Question

A complex of the type ${\left[ {M{{\left( {AA} \right)}_2}{X_2}} \right]^{n + }}$ is known to be optically active. What does this indicate about the structure of the complex? Give one example of such a complex.

Answer 1

In order to answer the question let us first understand what optically active means. The capacity to rotate the plane of polarisation of a linearly polarised light is known as optical activity. This effect can only be seen in chiral materials, which lack mirror symmetry.

Complete answer:
When a molecule is chiral, it is the cause of its optical activity. The property demonstrated by substances in which the plane of polarisation is rotated for plane-polarized light is known as optical activity.
An optically active complex of the type ${\left[ {M{{\left( {AA} \right)}_2}{X_2}} \right]^{n + }}$ indicates cis-octahedral structure, e.g., $cis - {\left[ {\operatorname{P} t{{\left( {en} \right)}_2}C{l_2}} \right]^{2 + }}$ or $cis - {[Cr{(en)_2}C{l_2}]^ + }$ because the mirror image isomers aren't superimposable.

Additional Information:
In chemistry, the words dextrorotation and laevorotation (sometimes spelled levorotation) are used to describe the optical rotation of plane-polarized light.

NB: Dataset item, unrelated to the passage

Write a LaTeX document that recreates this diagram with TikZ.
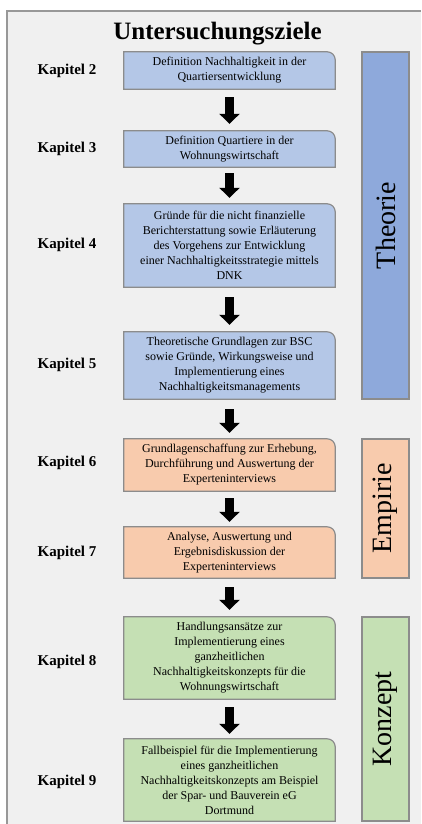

Dextrorotation refers to clockwise or right-handed rotation from the observer's perspective, while laevorotation refers to counter clockwise or left-handed rotation.

Note:
It should be known that Dextrorotatory or dextrorotatory refers to a chemical compound that causes dextrorotation, whereas laevorotatory or laevorotatory refers to a chemical component that causes laevorotation. Compounds with these features are said to have optical activity since they are made up of chiral molecules.] A chiral molecule's enantiomer (geometric mirror image) will be laevorotatory if it is dextrorotatory, and vice versa. Enantiomers rotate plane-polarized light in opposite directions by the same amount of degrees.